The line was extended southwest to Crystal River and Homosassa by 1888. Track was then built from Dunnellon (at a point near Citrus Springs) south to Hernando and Inverness in 1891, which connected with the newly built northern extension of the South Florida Railroad's Pemberton Ferry Branch, which continued south to Lakeland. In 1893, track was built from Juliette (near Rainbow Springs) north to Morriston.

By 1901, the Silver Springs, Ocala and Gulf Railroad owned four locomotives. That year, the line became part of the Plant System, which also operated the South Florida Railroad and the Florida Southern Railway. The Plant System had been owned by Florida railroad tycoon Henry B. Plant prior to his death in 1899.

The Plant System was acquired by the Atlantic Coast Line Railroad in 1902. The Silver Springs, Ocala and Gulf network would later be incorporated into the Atlantic Coast Line's DuPont—Lakeland Line.
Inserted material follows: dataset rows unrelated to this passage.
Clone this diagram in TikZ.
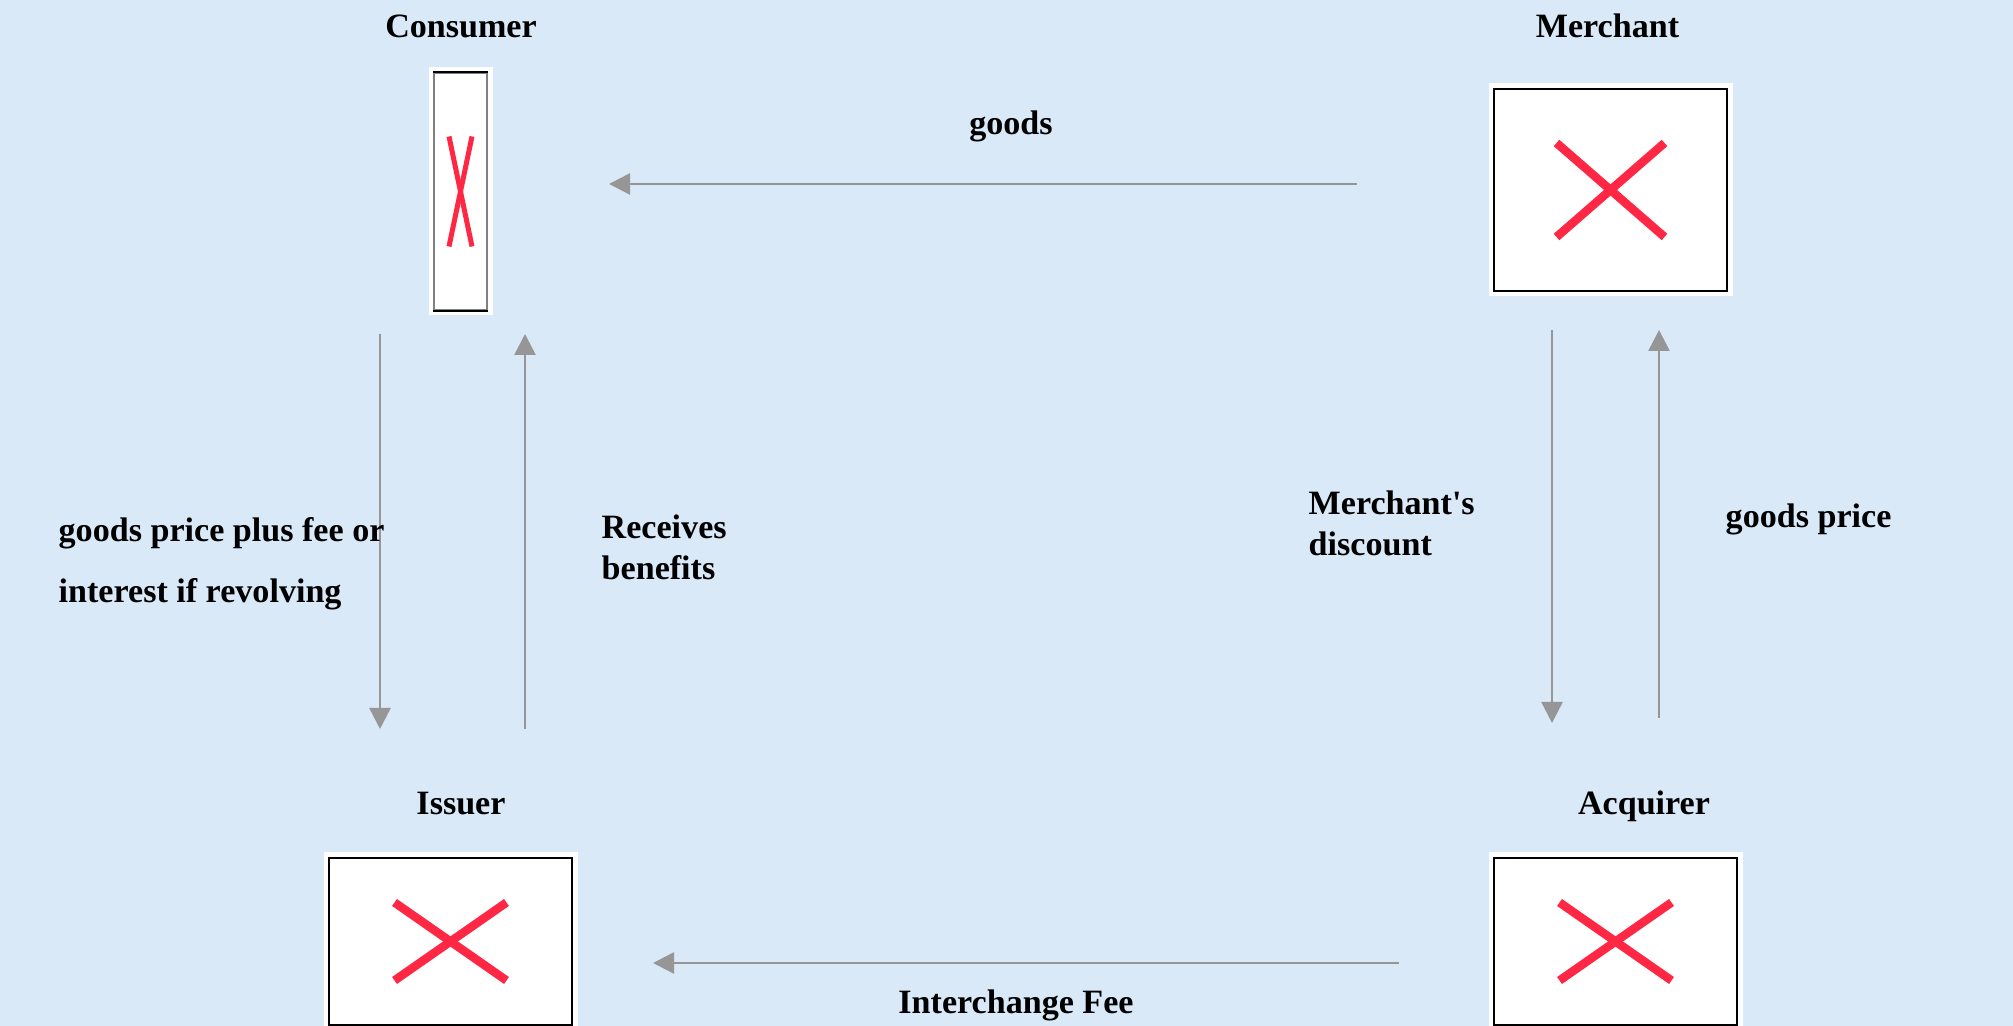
\documentclass[tikz,border=0pt]{standalone}
\usepackage{fontspec}
\setmainfont{Liberation Serif}
\usepackage{tikz}
\usetikzlibrary{arrows.meta,calc,positioning}
\definecolor{bgblue}{RGB}{217,233,248}
\definecolor{crossred}{RGB}{255,40,68}
\definecolor{flowgray}{RGB}{150,150,150}

\begin{document}
\begin{tikzpicture}[
  imgbox/.style={draw=black,line width=0.6pt,fill=white,inner sep=0pt,
    preaction={draw=white,line width=0.11cm}},
  flow/.style={draw=flowgray,line width=0.7pt,-{Triangle[length=0.21cm,width=0.21cm]}},
  cross/.style={draw=crossred,line width=0.085cm},
  lbl/.style={inner sep=0pt,font=\fontsize{9.7}{11.7}\selectfont\bfseries}
]
\fill[bgblue] (0,0) rectangle (20.13,10.26);
\useasboundingbox (0,0) rectangle (20.13,10.26);
\clip (0,0) rectangle (20.13,10.26);

% boxes
\node[imgbox,draw=gray,minimum width=0.53cm,minimum height=2.37cm] (consumer) at (4.605,8.345) {};
\node[imgbox,minimum width=2.33cm,minimum height=2.02cm] (merchant) at (16.105,8.36) {};
\node[imgbox,minimum width=2.43cm,minimum height=1.67cm] (issuer) at (4.505,0.845) {};
\node[imgbox,minimum width=2.43cm,minimum height=1.67cm] (acquirer) at (16.155,0.845) {};
\draw[black,line width=0.8pt] (consumer.north west) -- (consumer.north east);
\draw[black,line width=0.8pt] (consumer.south west) -- (consumer.south east);

% red crosses
\draw[cross,line width=0.05cm] ($(consumer.center)+(-0.115,0.55)$) -- ($(consumer.center)+(0.115,-0.55)$);
\draw[cross,line width=0.05cm] ($(consumer.center)+(0.115,0.55)$) -- ($(consumer.center)+(-0.115,-0.55)$);
\draw[cross] ($(merchant.center)+(-0.54,0.47)$) -- ($(merchant.center)+(0.54,-0.47)$);
\draw[cross] ($(merchant.center)+(0.54,0.47)$) -- ($(merchant.center)+(-0.54,-0.47)$);
\draw[cross] ($(issuer.center)+(-0.56,0.39)$) -- ($(issuer.center)+(0.56,-0.39)$);
\draw[cross] ($(issuer.center)+(0.56,0.39)$) -- ($(issuer.center)+(-0.56,-0.39)$);
\draw[cross] ($(acquirer.center)+(-0.56,0.39)$) -- ($(acquirer.center)+(0.56,-0.39)$);
\draw[cross] ($(acquirer.center)+(0.56,0.39)$) -- ($(acquirer.center)+(-0.56,-0.39)$);

% titles
\node[lbl,anchor=base] (consumerT) at (4.61,9.88) {Consumer};
\node[lbl,anchor=base] (merchantT) at (16.075,9.88) {Merchant};
\node[lbl,anchor=base] (issuerT) at (4.61,2.11) {Issuer};
\node[lbl,anchor=base] (acquirerT) at (16.44,2.11) {Acquirer};

% flow ends
\coordinate (goodsS) at (13.57,8.42);
\coordinate (goodsE) at (6.09,8.42);
\coordinate (payS) at (3.80,6.92);
\coordinate (payE) at (3.80,2.97);
\coordinate (benS) at (5.25,2.97);
\coordinate (benE) at (5.25,6.92);
\coordinate (discS) at (15.52,6.96);
\coordinate (discE) at (15.52,3.03);
\coordinate (priceS) at (16.59,3.08);
\coordinate (priceE) at (16.59,6.96);
\coordinate (feeS) at (13.99,0.63);
\coordinate (feeE) at (6.53,0.63);

\draw[flow] (goodsS) -- (goodsE);
\draw[flow] (payS) -- (payE);
\draw[flow] (benS) -- (benE);
\draw[flow] (discS) -- (discE);
\draw[flow] (priceS) -- (priceE);
\draw[flow] (feeS) -- (feeE);

% flow labels
\node[lbl,anchor=base] (goodsL) at (10.11,8.91) {goods};
\node[lbl,anchor=base] (feeL) at (10.16,0.12) {Interchange Fee};
\node[lbl,anchor=base west] (payL) at (0.58,4.84) {goods price plus fee or};
\node[lbl,anchor=base west] (payL2) at (0.58,4.23) {interest if revolving};
\node[lbl,anchor=base west,align=left] (benL) at (6.01,4.46) {Receives\\benefits};
\node[lbl,anchor=base west,align=left] (discL) at (13.08,4.70) {Merchant\textquotesingle s\\discount};
\node[lbl,anchor=base west] (priceL) at (17.25,4.98) {goods price};
\end{tikzpicture}
\end{document}
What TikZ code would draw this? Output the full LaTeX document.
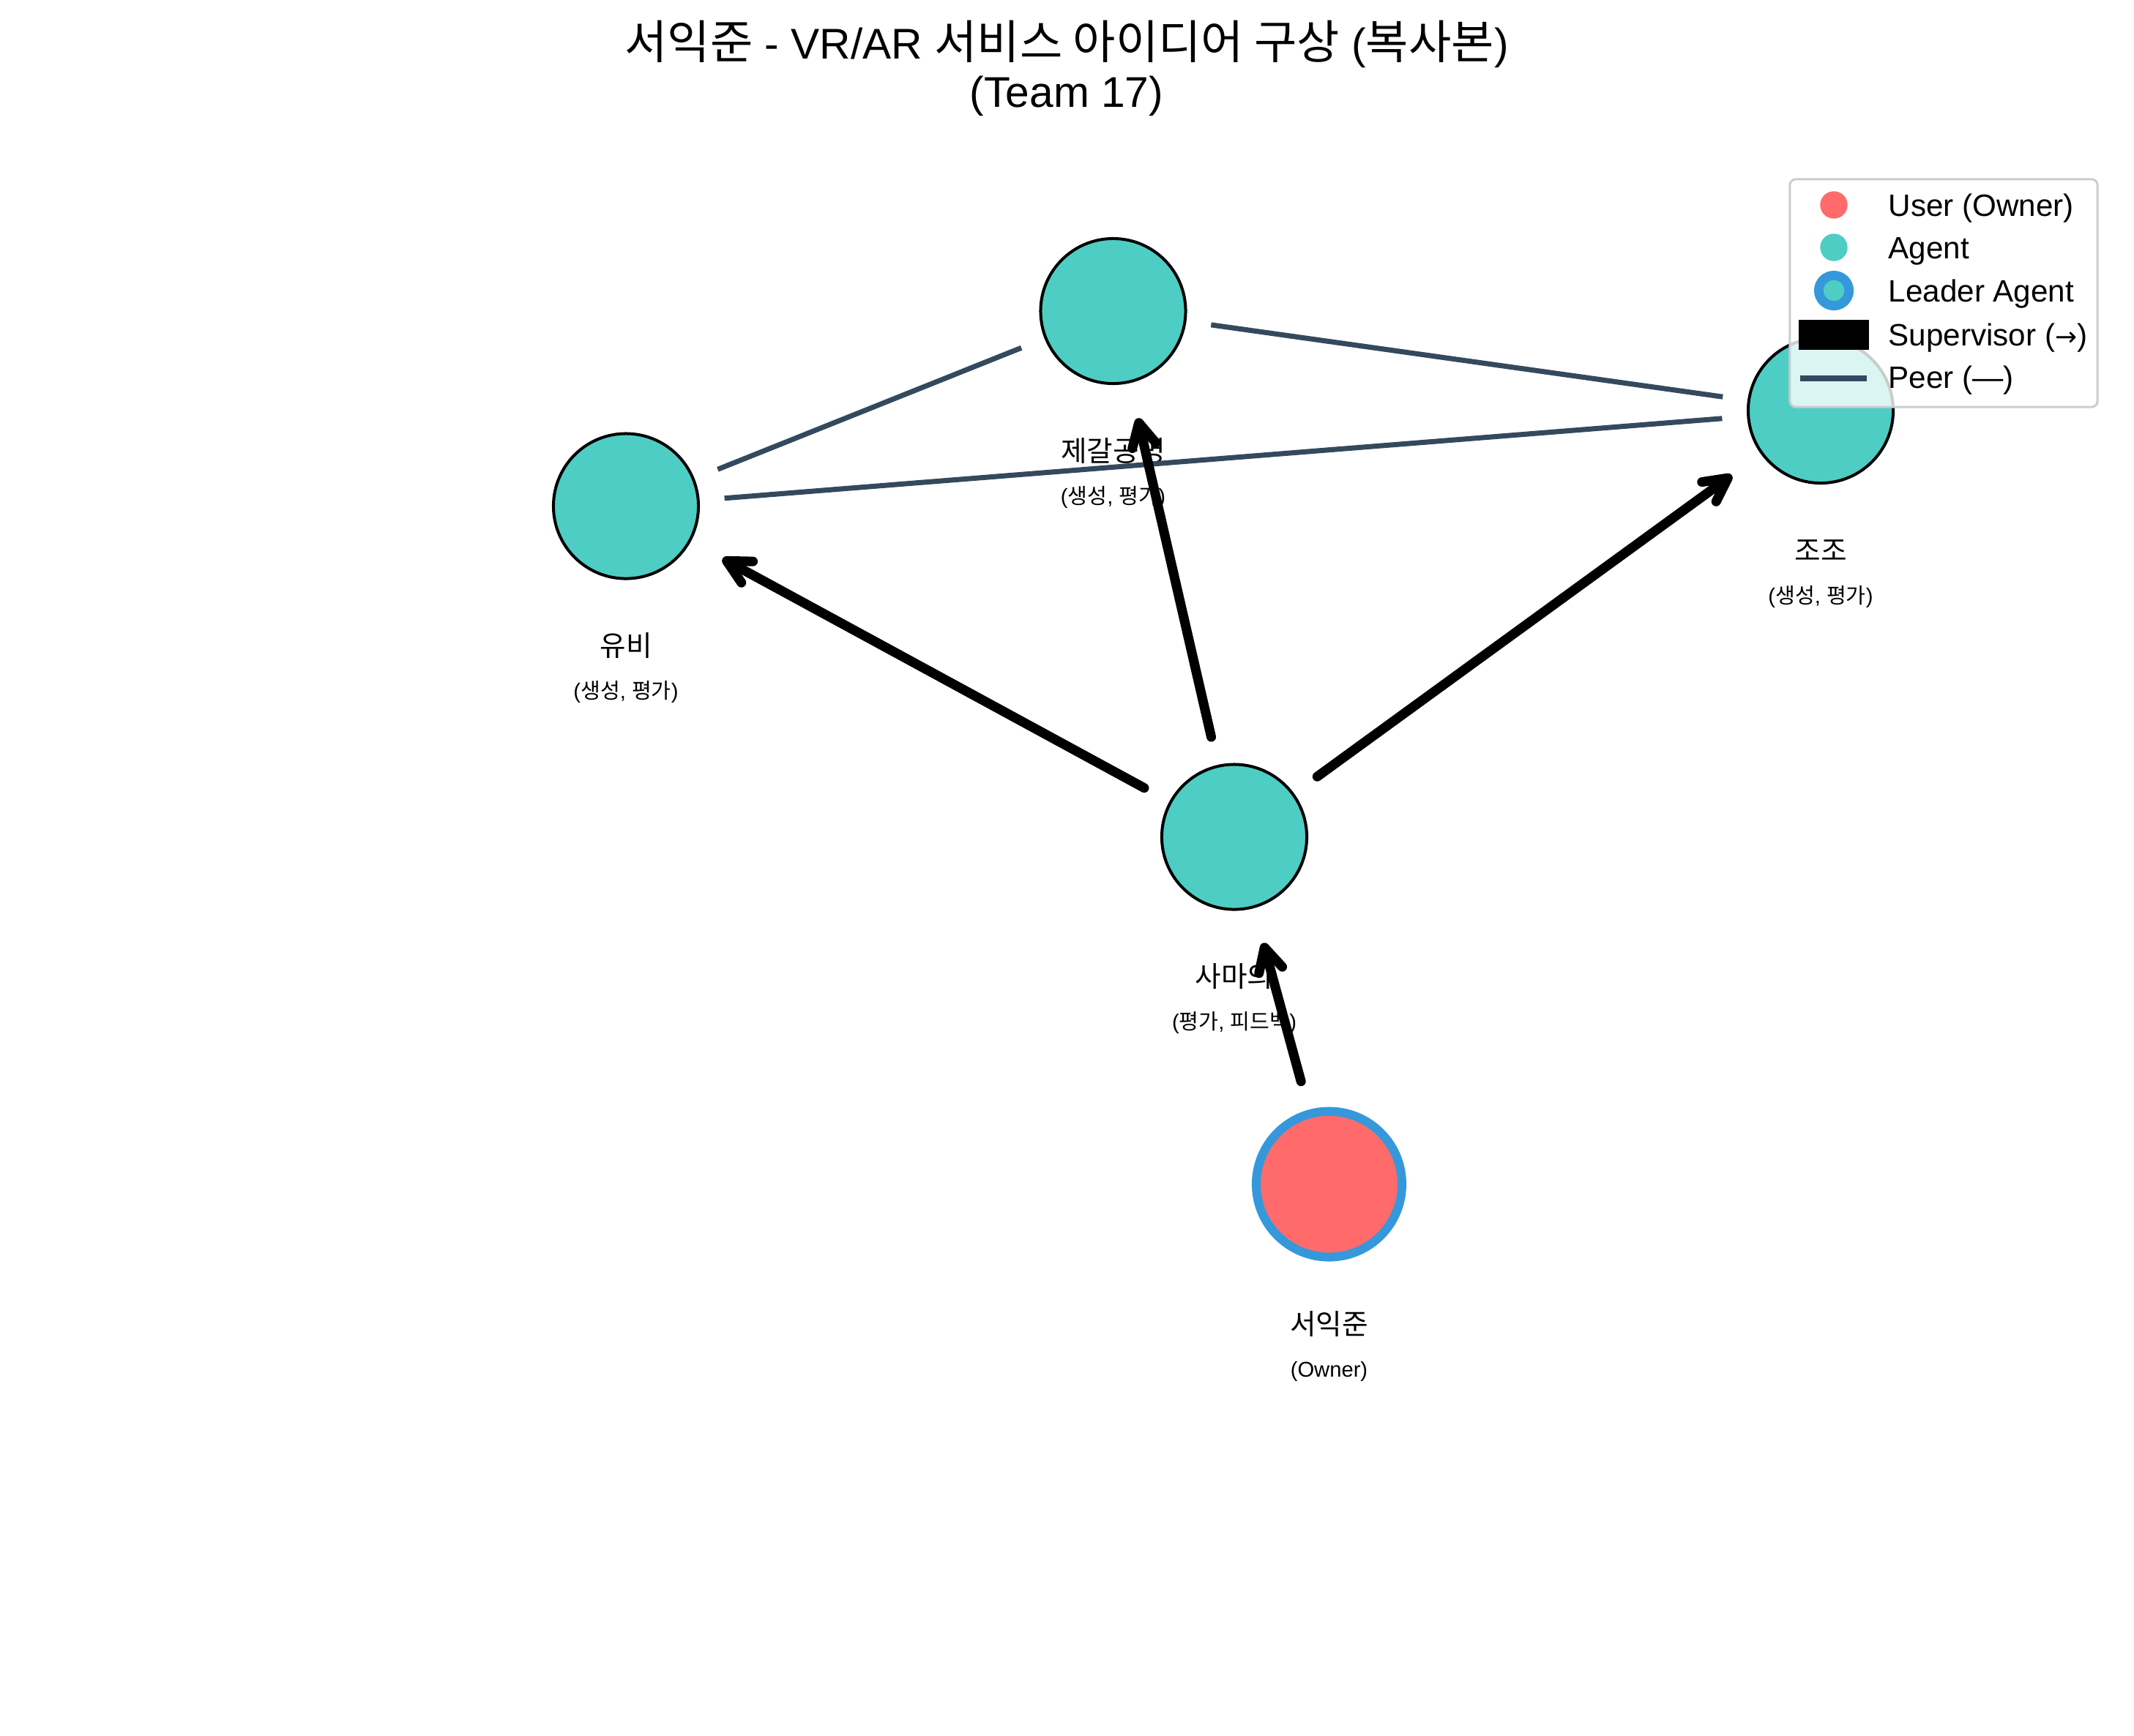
\documentclass[tikz,border=0pt]{standalone}
\usepackage{fontspec}
\setmainfont{Liberation Sans}
\newfontfamily\kr{Noto Sans CJK KR}
\newfontfamily\krt[Scale=1.08]{Noto Sans CJK KR}
\newfontfamily\arrowfont[Scale=0.85]{DejaVu Sans}
\usetikzlibrary{arrows.meta}
\definecolor{agentc}{HTML}{4ECDC4}
\definecolor{userc}{HTML}{FF6B6B}
\definecolor{leadc}{HTML}{3498DB}
\definecolor{peerc}{HTML}{34495E}
\definecolor{legc}{HTML}{CCCCCC}
\begin{document}
\begin{tikzpicture}[x=0.01cm,y=-0.01cm,
  agent/.style={circle, fill=agentc, draw=black, line width=0.04cm, minimum size=1.98cm, inner sep=0pt},
  owner/.style={circle, fill=userc, draw=leadc, line width=0.12cm, minimum size=1.99cm, inner sep=0pt},
  lab/.style={anchor=base, inner sep=0pt, font=\fontsize{11pt}{13pt}\selectfont\kr},
  sublab/.style={anchor=base, inner sep=0pt, font=\fontsize{8.3pt}{10pt}\selectfont},
  titletext/.style={anchor=base, inner sep=0pt, font=\fontsize{16.7pt}{20pt}\selectfont},
  legtext/.style={anchor=base west, inner sep=0pt, font=\fontsize{12pt}{14pt}\selectfont},
  peer/.style={draw=peerc, line width=0.07cm, shorten <=0.34cm, shorten >=0.34cm},
  sup/.style={draw=black, line width=0.13cm, line cap=round,
    -{Straight Barb[length=0.32cm, width=0.33cm, line cap=round, line join=round]},
    shorten >=0.49cm}
]
\useasboundingbox (0,0) rectangle (2915,2371);

% title
\node[titletext] (t1) at (1457,80) {{\krt 서익준} - VR/AR {\krt 서비스 아이디어 구상} ({\krt 복사본})};
\node[titletext] (t2) at (1457,146) {(Team 17)};

% nodes
\node[agent] (zhuge) at (1520.5,425) {};
\node[agent] (liu) at (855,691.5) {};
\node[agent] (cao) at (2487,561) {};
\node[agent] (sima) at (1686,1143.5) {};
\node[owner] (own) at (1815.5,1618) {};

% labels
\node[lab] (zhugeL) at (1520.5,630) {제갈공명};
\node[sublab] (zhugeS) at (1520.5,688) {({\kr 생성}, {\kr 평가})};
\node[lab] (liuL) at (855,896.5) {유비};
\node[sublab] (liuS) at (855,954.5) {({\kr 생성}, {\kr 평가})};
\node[lab] (caoL) at (2487,766) {조조};
\node[sublab] (caoS) at (2487,824) {({\kr 생성}, {\kr 평가})};
\node[lab] (simaL) at (1686,1348.5) {사마의};
\node[sublab] (simaS) at (1686,1406.5) {({\kr 평가}, {\kr 피드백})};
\node[lab] (ownL) at (1815.5,1823) {서익준};
\node[sublab] (ownS) at (1815.5,1881) {(Owner)};

% peer edges
\draw[peer] (liu) -- (zhuge);
\draw[peer] (liu) -- (cao);
\draw[peer] (zhuge) -- (cao);

% supervisor edges
\draw[sup, shorten <=0.39cm] (sima) -- (liu);
\draw[sup, shorten <=0.39cm] (sima) -- (zhuge);
\draw[sup, shorten <=0.39cm] (sima) -- (cao);
\draw[sup, shorten <=0.40cm] (own) -- (sima);

% legend
\node[draw=legc, fill=white, fill opacity=0.8, line width=0.03cm, rounded corners=0.08cm,
      minimum width=4.2cm, minimum height=3.11cm, inner sep=0pt] (legend) at (2655,400.5) {};
\node[circle, fill=userc, minimum size=0.374cm, inner sep=0pt] (mUser) at (2505,280) {};
\node[circle, fill=agentc, minimum size=0.374cm, inner sep=0pt] (mAgent) at (2505,338) {};
\node[circle, fill=agentc, draw=leadc, line width=0.127cm, minimum size=0.414cm, inner sep=0pt] (mLead) at (2505,397) {};
\node[fill=black, minimum width=0.96cm, minimum height=0.41cm, inner sep=0pt] (mSup) at (2505,457.5) {};
\coordinate (pA) at (2459,517);
\coordinate (pB) at (2550,517);
\draw[draw=peerc, line width=0.08cm] (pA) -- (pB);
\node[legtext] (lUser) at (2579,295) {User (Owner)};
\node[legtext] (lAgent) at (2579,353) {Agent};
\node[legtext] (lLead) at (2579,412) {Leader Agent};
\node[legtext] (lSup) at (2579,472) {Supervisor ({\arrowfont →})};
\node[legtext] (lPeer) at (2579,530) {Peer (—)};
\end{tikzpicture}
\end{document}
Track between Homosassa and Crystal River was abandoned in 1941. The Atlantic Coast Line became the Seaboard Coast Line Railroad in 1967 after merging with their rival, the Seaboard Air Line Railroad, which then became CSX Transportation in 1986. Track was removed between Crystal River and Red Level by 1982. CSX abandoned the line from Dunnellon to Inverness (along with track from Inverness to Owensboro) in 1987.

==Current conditions==
All former track of the Silver Springs, Ocala and Gulf Railroad has been operated by the Florida Northern Railroad since 1988. This includes the now discontinuous segments in Ocala (which is now a short industrial spur) and track from Dunnellon to the Crystal River Energy Complex in Red Level.

State Road 40 runs close to the former right of way between Ocala and Dunnellon.

The line from Dunnellon south to Inverness is now part of the Withlacoochee State Trail, the longest rail trail in Florida.